Lord Stratford de Redcliffe devait, pour une bonne part, son immense influence au long séjour qu’il avait fait en Orient, qui lui permettait de maîtriser les hommes à Constantinople, au besoin de méconnaître les ordres qui lui venaient de Londres. Il avait acquis lentement une parfaite connaissance, du théâtre où il évoluait. Il savait les bonnes avenues qui conduisaient au palais, celles qu’il fallait prendre pour triompher, à la Porte, des résistances qu’il était exposé à y rencontrer.
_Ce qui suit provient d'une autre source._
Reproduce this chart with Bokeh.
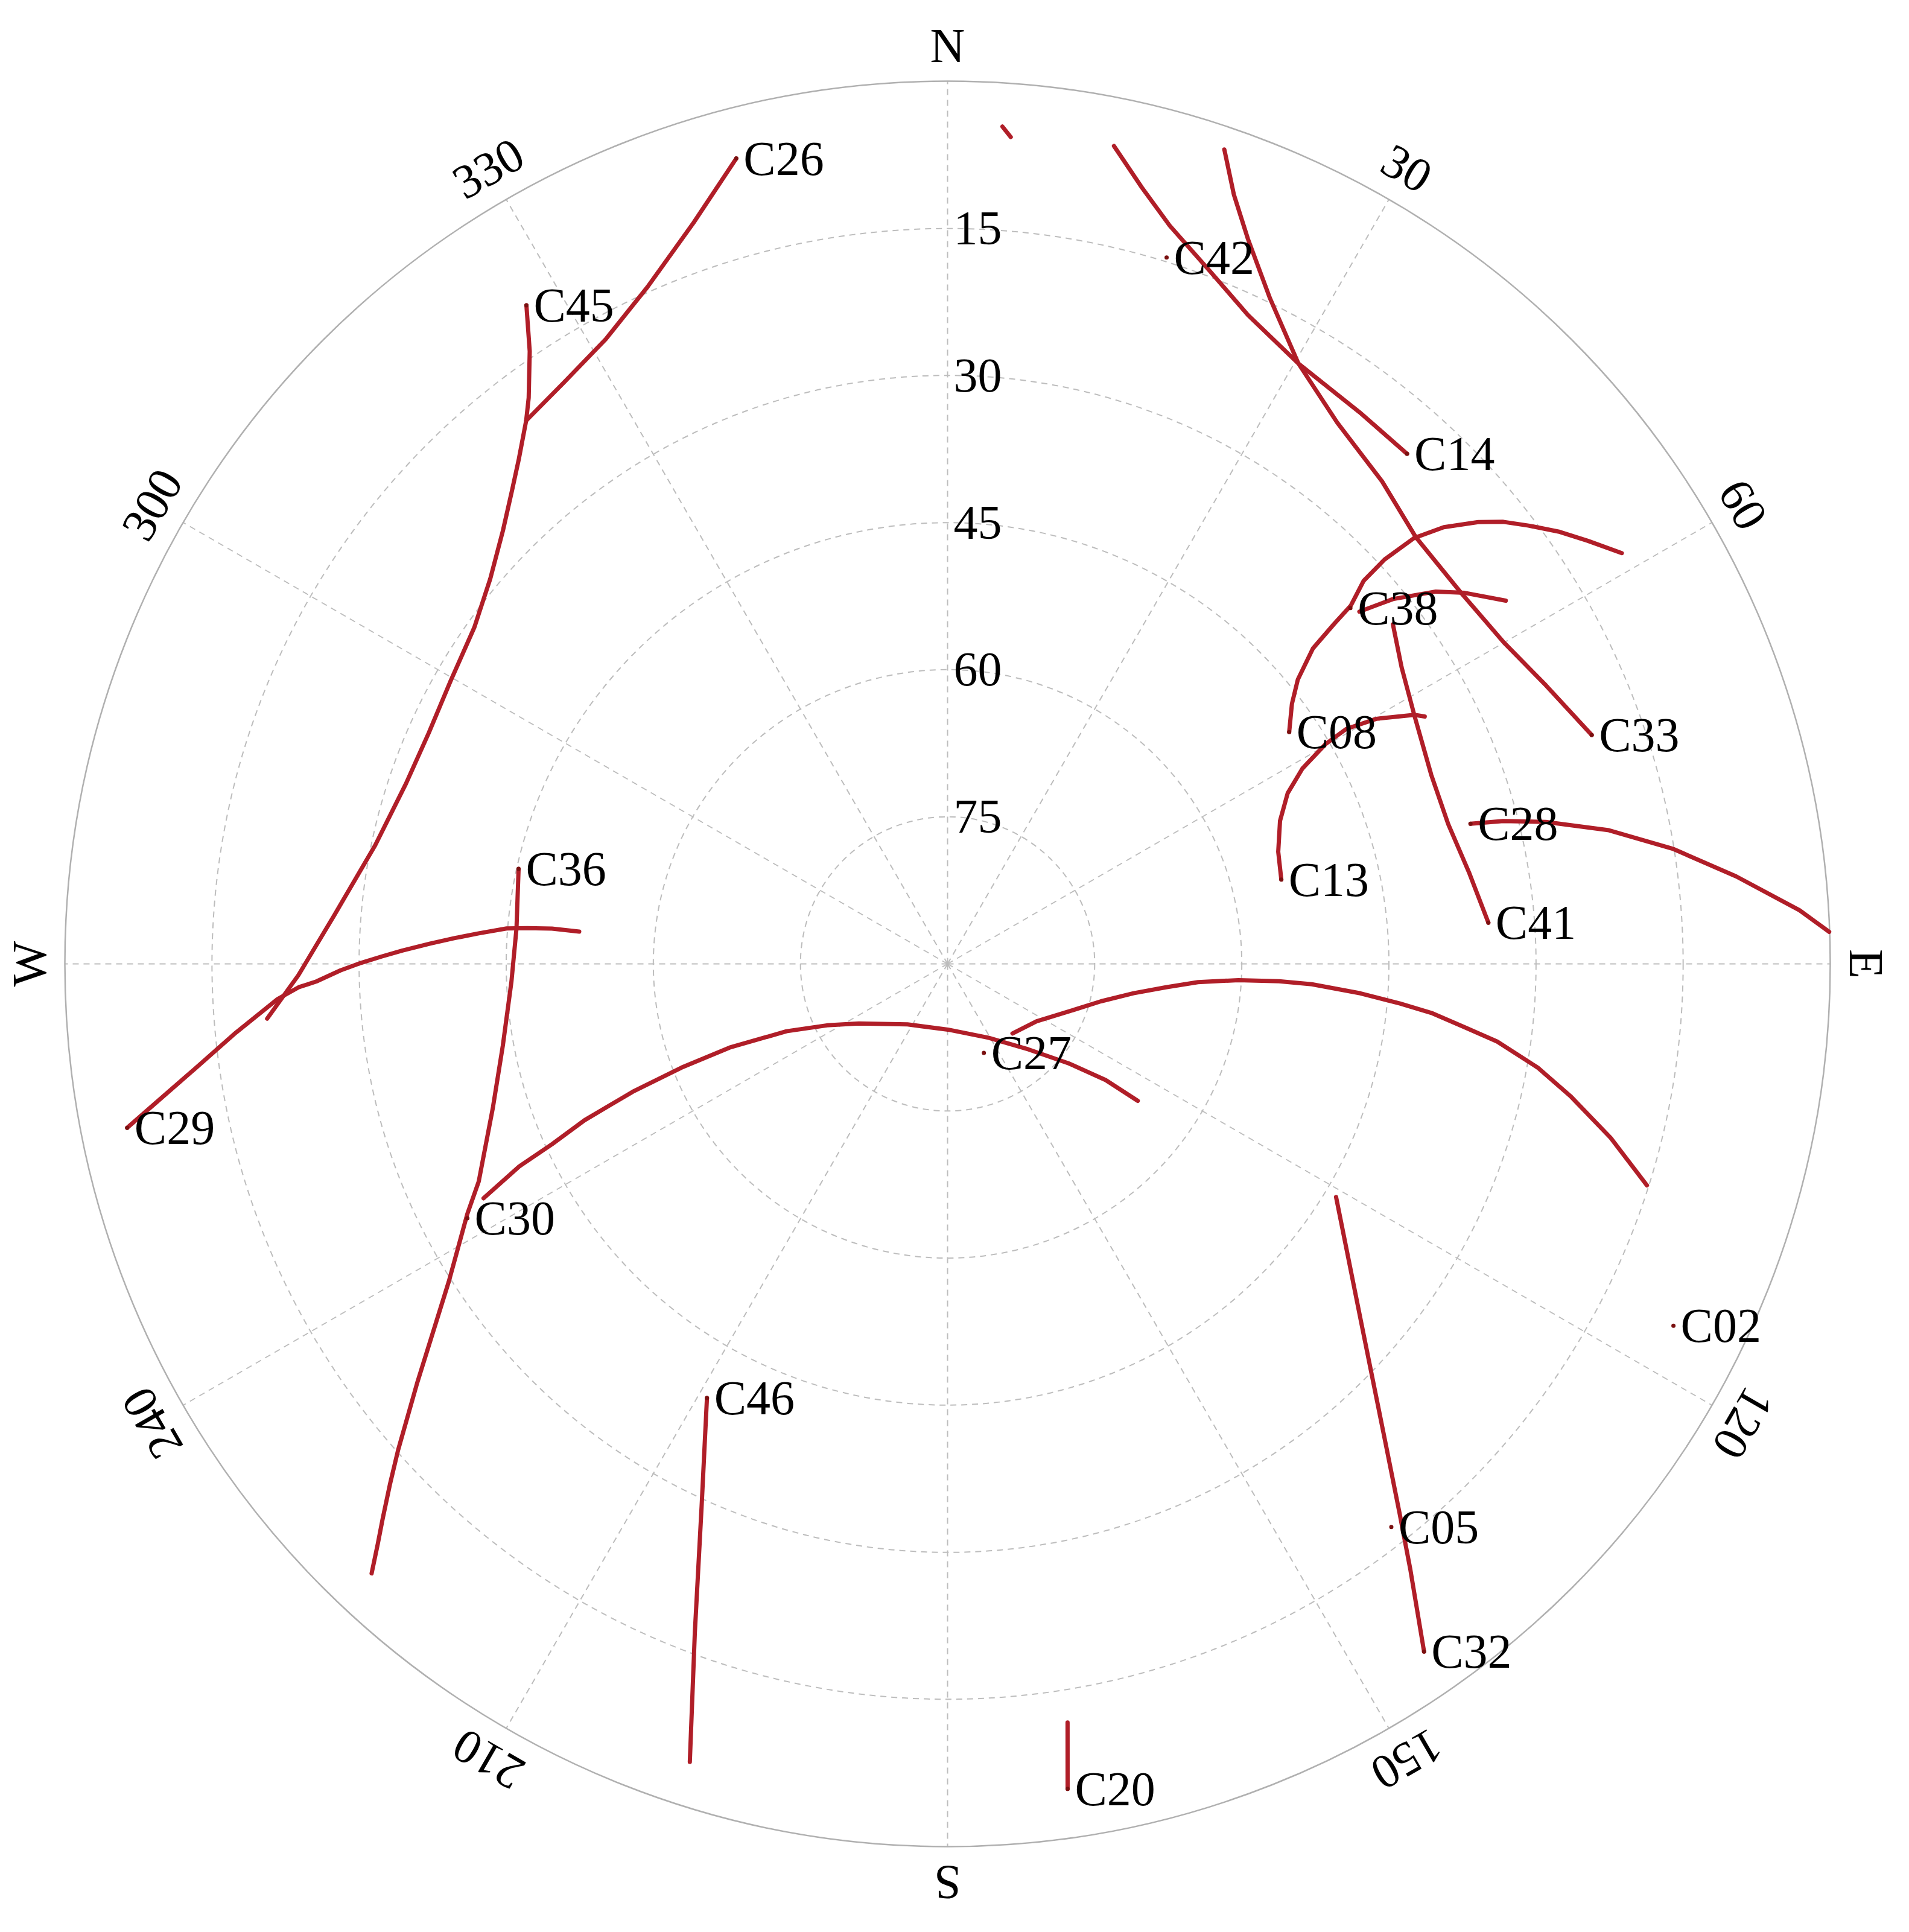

Il avait vu à l’œuvre tous les conseillers du sultan, les vieux et les jeunes ; il avait pu apprécier leur valeur respective, leur caractère, leurs faiblesses. L’expérience lui avait ainsi donné une notable supériorité sur ses propres collègues qui défilaient devant lui en se succédant, pendant qu’il était immuable, comme un roc, devant tous ces passans. Comment son gouvernement pouvait-il manquer d’être exactement renseigné par un représentant si bien informé lui-même ? Comment les ministres et les ministrables à Constantinople n’auraient-ils pas compté avec un diplomate qu’ils retrouvaient toujours à son poste[1] ? Comment lui-même aurait-il pu s’empêcher de concevoir une haute idée de sa position personnelle et de son autorité ? J’insiste parce que l’exemple est précieux et qu’il convient de l’observer quand on envisage les conditions dans lesquelles il

  1. Pendant les quatre années que j’ai passées à Constantinople, j’ai servi sous trois chefs et j’ai géré moi-même l’ambassade durant quinze mois. Pendant presque toute la durée de l’empire, l’Angleterre a été représentée à Paris par lord Cowley qui, ayant pris sa retraite peu avant 1870, fut remplacé par lord Lyons, lequel a occupé le poste de Paris pendant dix-huit ans. Combien de titulaires a vus défiler notre ambassade à Londres pendant cette période qui a été remplie par deux ambassadeurs anglais à Paris ? En ne consultant que ma mémoire, j’en compte quatorze.